All Products
Search
Document Center

Alibaba Cloud Linux:Deploy Qwen-7B-Chat on an Intel CPU

Last Updated:Jun 03, 2026

Deploy the Qwen-7B-Chat large language model on an Intel CPU by using an Alibaba Cloud AI Containers (AC2) image.

Background

Qwen-7B is a 7-billion-parameter model in the Qwen large language model (LLM) series developed by Alibaba Cloud. It is a Transformer-based LLM that is pre-trained on a massive dataset containing a wide range of data, including web text, professional books, and code. Qwen-7B-Chat is an AI assistant created by applying alignment techniques to the base Qwen-7B model.

Important

The code for Qwen-7B-Chat is open-sourced under the LICENSE. To use it for commercial purposes free of charge, you must submit a commercial license application. You must comply with the user agreements, usage specifications, and all applicable laws and regulations for any third-party models you use. You are solely responsible for ensuring the legality and compliance of your use of these models.

Step 1: Create an ECS instance

  1. Go to the instance buy page.

  2. Configure the following parameters to create an ECS instance.

    For other parameters, refer to Custom launch.

    • Instance: Qwen-7B-Chat requires approximately 30 GiB of memory.
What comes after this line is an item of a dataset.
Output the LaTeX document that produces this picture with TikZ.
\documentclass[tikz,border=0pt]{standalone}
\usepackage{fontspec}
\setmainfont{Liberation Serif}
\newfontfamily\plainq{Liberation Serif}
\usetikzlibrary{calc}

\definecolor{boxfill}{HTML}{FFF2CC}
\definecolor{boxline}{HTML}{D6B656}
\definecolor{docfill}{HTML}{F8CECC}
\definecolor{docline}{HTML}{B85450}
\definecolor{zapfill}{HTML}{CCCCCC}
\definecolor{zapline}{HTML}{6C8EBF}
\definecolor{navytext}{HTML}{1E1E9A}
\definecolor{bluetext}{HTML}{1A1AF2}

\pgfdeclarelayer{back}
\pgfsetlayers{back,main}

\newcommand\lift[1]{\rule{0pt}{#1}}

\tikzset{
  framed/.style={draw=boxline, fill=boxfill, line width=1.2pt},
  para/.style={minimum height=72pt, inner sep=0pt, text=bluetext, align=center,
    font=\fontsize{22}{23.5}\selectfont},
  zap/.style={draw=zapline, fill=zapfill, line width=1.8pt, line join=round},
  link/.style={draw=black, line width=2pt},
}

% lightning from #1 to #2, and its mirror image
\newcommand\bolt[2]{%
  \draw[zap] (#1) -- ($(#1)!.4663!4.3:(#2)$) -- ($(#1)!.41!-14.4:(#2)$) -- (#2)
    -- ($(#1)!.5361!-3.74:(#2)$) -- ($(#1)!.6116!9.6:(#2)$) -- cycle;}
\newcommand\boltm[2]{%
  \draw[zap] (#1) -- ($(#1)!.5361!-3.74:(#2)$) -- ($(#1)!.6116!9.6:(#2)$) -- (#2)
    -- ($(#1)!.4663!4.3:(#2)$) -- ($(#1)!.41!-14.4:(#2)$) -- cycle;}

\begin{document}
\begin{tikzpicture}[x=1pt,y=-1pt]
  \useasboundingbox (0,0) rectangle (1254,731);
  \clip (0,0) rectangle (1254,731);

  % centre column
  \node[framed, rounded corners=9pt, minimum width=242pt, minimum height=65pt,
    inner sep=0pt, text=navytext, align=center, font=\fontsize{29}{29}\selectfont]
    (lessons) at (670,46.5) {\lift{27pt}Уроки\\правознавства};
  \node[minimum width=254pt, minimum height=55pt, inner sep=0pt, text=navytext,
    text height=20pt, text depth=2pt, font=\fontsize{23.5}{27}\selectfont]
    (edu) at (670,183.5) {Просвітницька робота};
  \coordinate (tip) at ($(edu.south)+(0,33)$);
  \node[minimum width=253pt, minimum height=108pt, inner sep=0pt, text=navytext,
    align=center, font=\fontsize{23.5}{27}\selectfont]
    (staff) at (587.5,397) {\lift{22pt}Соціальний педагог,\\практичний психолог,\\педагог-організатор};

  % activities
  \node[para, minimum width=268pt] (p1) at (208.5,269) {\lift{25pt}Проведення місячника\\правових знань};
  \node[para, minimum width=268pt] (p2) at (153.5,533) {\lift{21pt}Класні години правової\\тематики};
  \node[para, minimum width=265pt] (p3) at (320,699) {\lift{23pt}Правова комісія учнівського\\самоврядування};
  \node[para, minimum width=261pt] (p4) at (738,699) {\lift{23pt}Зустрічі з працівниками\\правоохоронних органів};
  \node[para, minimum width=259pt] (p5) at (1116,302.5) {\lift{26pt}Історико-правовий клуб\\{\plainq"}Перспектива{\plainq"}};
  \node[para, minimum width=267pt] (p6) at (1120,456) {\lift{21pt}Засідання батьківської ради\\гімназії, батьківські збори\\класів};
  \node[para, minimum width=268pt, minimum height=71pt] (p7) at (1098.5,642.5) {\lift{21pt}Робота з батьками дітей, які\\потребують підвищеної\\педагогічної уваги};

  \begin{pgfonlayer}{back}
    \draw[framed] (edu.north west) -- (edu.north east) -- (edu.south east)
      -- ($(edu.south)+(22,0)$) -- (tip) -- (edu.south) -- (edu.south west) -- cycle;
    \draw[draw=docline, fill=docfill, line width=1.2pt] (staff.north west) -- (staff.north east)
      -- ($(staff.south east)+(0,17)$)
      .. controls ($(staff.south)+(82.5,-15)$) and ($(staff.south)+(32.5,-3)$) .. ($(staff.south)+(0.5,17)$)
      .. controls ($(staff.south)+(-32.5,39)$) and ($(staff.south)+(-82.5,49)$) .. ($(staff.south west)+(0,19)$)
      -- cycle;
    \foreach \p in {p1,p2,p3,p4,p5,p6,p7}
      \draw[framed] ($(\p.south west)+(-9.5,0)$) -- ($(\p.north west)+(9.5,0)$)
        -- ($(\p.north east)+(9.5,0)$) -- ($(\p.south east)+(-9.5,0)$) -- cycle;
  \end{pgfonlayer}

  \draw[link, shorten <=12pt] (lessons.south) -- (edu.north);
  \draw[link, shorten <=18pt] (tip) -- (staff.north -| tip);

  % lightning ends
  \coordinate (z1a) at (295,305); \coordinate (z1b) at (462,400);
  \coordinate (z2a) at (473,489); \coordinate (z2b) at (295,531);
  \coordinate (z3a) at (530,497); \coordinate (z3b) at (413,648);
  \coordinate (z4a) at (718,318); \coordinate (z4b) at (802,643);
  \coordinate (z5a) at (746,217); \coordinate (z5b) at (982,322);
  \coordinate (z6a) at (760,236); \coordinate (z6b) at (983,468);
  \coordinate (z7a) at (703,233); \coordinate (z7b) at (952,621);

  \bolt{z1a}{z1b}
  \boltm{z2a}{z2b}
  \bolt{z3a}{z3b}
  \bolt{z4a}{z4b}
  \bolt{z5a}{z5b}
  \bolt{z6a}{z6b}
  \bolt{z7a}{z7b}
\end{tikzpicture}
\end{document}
Select an instance type of at least ecs.g8i.4xlarge (64 GiB memory) to ensure stable model operation.

    • Image: Alibaba Cloud Linux 3.2104 LTS 64-bit.

    • Public IP Address: Select Assign Public IPv4 Address. Set Bandwidth Billing Method to Pay-by-traffic and the

      image

      to 100 Mbps to accelerate the model download.
    • Data Disk: The model files require significant storage. Set the data disk size to 100 GiB.
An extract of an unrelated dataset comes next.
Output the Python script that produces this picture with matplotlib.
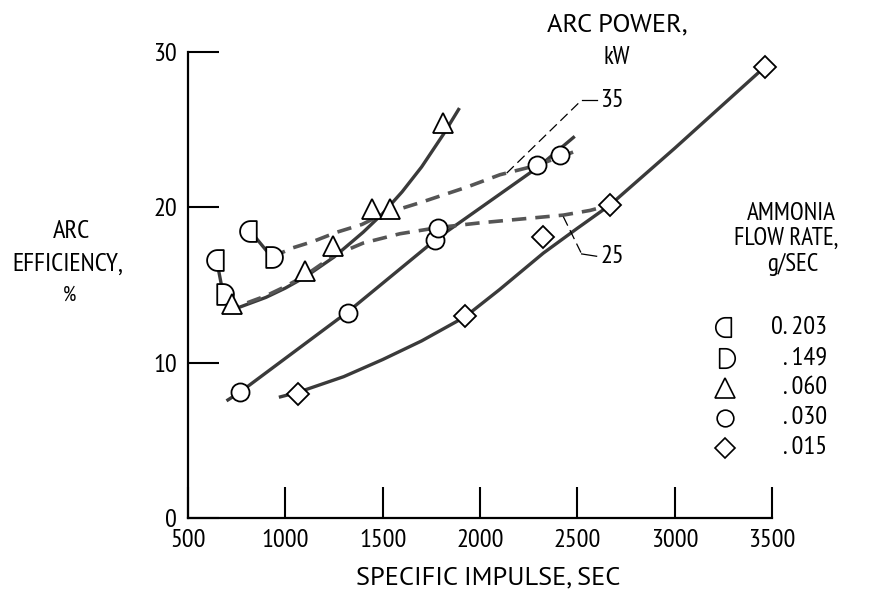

Step 2: Create a Docker runtime environment

  1. Install Docker.

    To install Docker on Alibaba Cloud Linux 3, follow the steps in Install and use Docker and Docker Compose.

  2. Verify that the Docker daemon is running:

    sudo systemctl status docker
  3. Pull and run the PyTorch AI container:

    AC2 provides PyTorch images optimized for Intel CPUs. Use this image to set up a PyTorch runtime environment.
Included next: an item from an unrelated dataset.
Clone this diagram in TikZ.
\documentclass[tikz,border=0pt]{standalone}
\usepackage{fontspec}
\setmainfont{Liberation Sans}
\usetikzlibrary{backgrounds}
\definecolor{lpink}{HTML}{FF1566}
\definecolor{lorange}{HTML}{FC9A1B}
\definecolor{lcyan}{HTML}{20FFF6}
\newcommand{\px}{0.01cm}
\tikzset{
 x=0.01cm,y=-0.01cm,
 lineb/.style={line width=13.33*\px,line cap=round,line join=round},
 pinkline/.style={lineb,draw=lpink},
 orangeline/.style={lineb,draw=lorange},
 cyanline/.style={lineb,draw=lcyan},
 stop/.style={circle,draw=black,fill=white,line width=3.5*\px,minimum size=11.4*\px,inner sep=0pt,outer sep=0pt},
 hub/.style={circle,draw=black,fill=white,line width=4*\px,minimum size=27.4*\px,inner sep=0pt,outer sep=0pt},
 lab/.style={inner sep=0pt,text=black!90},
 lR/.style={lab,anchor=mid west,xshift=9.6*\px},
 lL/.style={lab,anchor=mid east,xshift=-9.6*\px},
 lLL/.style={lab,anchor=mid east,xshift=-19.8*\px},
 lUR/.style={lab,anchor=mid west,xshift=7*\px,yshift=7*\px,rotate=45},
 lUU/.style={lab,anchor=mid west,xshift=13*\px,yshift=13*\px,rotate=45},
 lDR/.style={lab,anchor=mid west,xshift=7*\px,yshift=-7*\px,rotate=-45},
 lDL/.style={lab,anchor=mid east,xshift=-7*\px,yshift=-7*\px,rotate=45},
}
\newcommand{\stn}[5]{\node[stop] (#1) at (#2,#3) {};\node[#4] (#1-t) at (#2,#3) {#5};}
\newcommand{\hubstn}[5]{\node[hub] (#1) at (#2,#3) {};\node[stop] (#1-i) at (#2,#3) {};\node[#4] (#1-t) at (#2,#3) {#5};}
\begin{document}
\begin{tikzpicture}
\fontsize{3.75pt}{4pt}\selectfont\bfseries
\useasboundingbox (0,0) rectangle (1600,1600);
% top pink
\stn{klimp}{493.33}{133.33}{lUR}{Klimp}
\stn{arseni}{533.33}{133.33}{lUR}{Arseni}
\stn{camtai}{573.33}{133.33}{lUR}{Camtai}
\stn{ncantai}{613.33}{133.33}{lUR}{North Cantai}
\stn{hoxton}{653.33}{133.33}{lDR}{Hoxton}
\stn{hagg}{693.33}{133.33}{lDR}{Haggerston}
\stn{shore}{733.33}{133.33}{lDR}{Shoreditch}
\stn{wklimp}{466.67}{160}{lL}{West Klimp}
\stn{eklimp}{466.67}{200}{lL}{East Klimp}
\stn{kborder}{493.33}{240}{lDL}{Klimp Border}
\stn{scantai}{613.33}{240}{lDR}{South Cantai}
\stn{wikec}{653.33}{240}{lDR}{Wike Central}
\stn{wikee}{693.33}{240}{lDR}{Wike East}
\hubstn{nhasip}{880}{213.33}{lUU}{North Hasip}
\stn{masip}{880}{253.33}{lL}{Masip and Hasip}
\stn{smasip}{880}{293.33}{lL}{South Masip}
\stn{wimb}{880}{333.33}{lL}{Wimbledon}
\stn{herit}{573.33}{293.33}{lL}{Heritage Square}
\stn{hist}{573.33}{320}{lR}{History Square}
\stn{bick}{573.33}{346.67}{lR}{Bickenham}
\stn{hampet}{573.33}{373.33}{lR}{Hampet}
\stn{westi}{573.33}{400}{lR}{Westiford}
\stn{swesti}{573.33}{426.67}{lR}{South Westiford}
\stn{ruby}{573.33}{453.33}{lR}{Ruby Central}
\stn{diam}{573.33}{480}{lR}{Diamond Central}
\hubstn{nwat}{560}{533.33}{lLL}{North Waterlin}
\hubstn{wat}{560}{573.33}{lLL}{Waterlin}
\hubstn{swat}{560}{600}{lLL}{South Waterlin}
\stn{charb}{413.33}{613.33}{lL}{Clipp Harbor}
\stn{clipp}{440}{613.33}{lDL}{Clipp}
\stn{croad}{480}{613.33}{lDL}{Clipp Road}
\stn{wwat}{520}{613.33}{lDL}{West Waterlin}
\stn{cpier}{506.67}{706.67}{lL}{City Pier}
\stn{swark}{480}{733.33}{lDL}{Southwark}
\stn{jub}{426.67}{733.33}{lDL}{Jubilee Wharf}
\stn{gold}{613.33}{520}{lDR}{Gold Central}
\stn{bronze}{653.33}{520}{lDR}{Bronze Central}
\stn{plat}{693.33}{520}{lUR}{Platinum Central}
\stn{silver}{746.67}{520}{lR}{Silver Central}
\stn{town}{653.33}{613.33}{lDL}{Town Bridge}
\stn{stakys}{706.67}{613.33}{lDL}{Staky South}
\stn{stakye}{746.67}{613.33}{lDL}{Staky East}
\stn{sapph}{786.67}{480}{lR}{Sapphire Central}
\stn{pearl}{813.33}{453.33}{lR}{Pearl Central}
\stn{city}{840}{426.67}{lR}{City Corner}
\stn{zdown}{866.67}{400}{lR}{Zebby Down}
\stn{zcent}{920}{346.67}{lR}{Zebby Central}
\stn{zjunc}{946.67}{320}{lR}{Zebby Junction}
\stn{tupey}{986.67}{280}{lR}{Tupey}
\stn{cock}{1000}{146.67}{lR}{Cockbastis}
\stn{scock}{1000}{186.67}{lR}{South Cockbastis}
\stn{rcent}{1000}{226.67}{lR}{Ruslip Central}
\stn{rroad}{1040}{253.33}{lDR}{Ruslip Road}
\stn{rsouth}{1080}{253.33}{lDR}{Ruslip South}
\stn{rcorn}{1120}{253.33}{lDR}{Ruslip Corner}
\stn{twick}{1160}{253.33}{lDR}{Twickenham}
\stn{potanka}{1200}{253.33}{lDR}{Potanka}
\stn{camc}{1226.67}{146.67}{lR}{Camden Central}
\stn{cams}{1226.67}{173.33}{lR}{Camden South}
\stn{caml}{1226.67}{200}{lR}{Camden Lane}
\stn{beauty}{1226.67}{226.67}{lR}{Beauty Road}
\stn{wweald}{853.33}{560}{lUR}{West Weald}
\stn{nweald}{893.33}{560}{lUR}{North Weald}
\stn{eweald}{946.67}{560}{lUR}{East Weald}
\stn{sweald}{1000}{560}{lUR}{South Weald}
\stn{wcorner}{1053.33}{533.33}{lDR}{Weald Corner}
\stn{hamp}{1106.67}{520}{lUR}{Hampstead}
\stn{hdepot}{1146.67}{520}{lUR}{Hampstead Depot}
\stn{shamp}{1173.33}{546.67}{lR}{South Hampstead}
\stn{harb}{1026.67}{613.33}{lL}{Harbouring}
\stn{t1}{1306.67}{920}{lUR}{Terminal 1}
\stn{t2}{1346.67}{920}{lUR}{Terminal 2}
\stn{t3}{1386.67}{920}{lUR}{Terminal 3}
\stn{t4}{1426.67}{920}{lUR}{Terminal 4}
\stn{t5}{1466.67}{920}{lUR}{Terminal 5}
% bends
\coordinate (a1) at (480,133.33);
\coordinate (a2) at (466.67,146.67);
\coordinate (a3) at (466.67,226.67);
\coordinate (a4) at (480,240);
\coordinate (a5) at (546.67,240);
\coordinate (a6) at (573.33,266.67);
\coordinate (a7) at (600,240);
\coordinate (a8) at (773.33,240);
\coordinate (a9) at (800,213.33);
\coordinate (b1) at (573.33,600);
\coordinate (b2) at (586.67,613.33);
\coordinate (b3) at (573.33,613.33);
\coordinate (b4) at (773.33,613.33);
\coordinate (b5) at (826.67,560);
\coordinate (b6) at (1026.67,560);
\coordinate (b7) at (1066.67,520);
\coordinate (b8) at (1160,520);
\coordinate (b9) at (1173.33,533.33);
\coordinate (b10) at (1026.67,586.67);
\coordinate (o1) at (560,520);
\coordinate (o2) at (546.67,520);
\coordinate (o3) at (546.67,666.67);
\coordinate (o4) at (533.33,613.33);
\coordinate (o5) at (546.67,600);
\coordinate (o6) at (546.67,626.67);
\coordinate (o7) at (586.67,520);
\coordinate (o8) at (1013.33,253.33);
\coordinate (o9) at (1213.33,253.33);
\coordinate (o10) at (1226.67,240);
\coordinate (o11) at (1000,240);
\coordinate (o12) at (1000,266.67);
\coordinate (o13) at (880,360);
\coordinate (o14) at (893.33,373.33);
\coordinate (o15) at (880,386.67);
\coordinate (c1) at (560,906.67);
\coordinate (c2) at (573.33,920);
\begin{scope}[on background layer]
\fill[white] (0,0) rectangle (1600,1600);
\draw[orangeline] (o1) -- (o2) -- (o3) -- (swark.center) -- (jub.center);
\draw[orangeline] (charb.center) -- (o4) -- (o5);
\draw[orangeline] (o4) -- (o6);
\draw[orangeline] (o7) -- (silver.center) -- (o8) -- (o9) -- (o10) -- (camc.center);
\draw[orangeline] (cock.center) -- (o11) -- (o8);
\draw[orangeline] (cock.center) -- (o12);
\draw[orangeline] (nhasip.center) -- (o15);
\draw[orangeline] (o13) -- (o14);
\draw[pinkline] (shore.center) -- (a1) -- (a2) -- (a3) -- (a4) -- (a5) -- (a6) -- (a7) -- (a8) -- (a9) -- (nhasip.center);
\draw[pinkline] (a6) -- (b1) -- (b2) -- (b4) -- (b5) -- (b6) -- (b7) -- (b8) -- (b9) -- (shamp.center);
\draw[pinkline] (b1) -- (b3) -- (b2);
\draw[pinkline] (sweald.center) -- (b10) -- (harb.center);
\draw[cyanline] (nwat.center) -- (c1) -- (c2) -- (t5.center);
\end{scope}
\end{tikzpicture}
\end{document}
    sudo docker pull ac2-registry.cn-hangzhou.cr.aliyuncs.com/ac2/pytorch:2.0.1-3.2304
    sudo docker run -itd --name pytorch --net host -v $HOME/workspace:/workspace   ac2-registry.cn-hangzhou.cr.aliyuncs.com/ac2/pytorch:2.0.1-3.2304

Step 3: Manually deploy Qwen-7B-Chat

  1. Enter the container environment:

    sudo docker exec -it -w /workspace pytorch /bin/bash

    All subsequent commands run inside the container. If you exit accidentally, re-run the preceding command. To verify you are in the container, run cat /proc/1/cgroup | grep docker.

  2. Install the required tools:

    yum install -y tmux git git-lfs wget
  3. Enable Git LFS:

    Git LFS is required to download the pre-trained model.

    git lfs install
  4. Download the source code and model.

    1. Create a tmux session:

      tmux
      Note

      Downloading the pre-trained model may take a long time depending on network conditions. Use a tmux session to prevent interruption if your SSH connection drops.

    2. Download the Qwen-7B project source code and the pre-trained model:

      git clone https://github.com/QwenLM/Qwen.git
      git clone https://www.modelscope.cn/qwen/Qwen-7B-Chat.git qwen-7b-chat --depth=1
    3. Verify the directory contents:

      ls -l
  5. Set up the runtime environment.

    The AC2 container includes many Python AI dependencies. Install the remaining dependencies with yum or dnf.

    yum install -y python3-{transformers{,-stream-generator},tiktoken,accelerate} python-einops
  6. Start the chatbot.

    1. Modify the model loading parameters.

      The source code includes a terminal demo script for running Qwen-7B-Chat as a local chatbot. Modify the model loading parameters to use BF16 precision, which leverages the CPU's AVX-512 instruction set for acceleration.

      cd /workspace/Qwen
      grep "torch.bfloat16" cli_demo.py 2>&1 >/dev/null || sed -i "57i	orch_dtype=torch.bfloat16," cli_demo.py
    2. Start the chatbot:

      cd /workspace/Qwen
      python3 cli_demo.py -c ../qwen-7b-chat --cpu-only

      After deployment, interact with the Qwen-7B-Chat LLM by entering messages at the User> prompt.

      image.png

      Note

      Run :exit to exit the chatbot.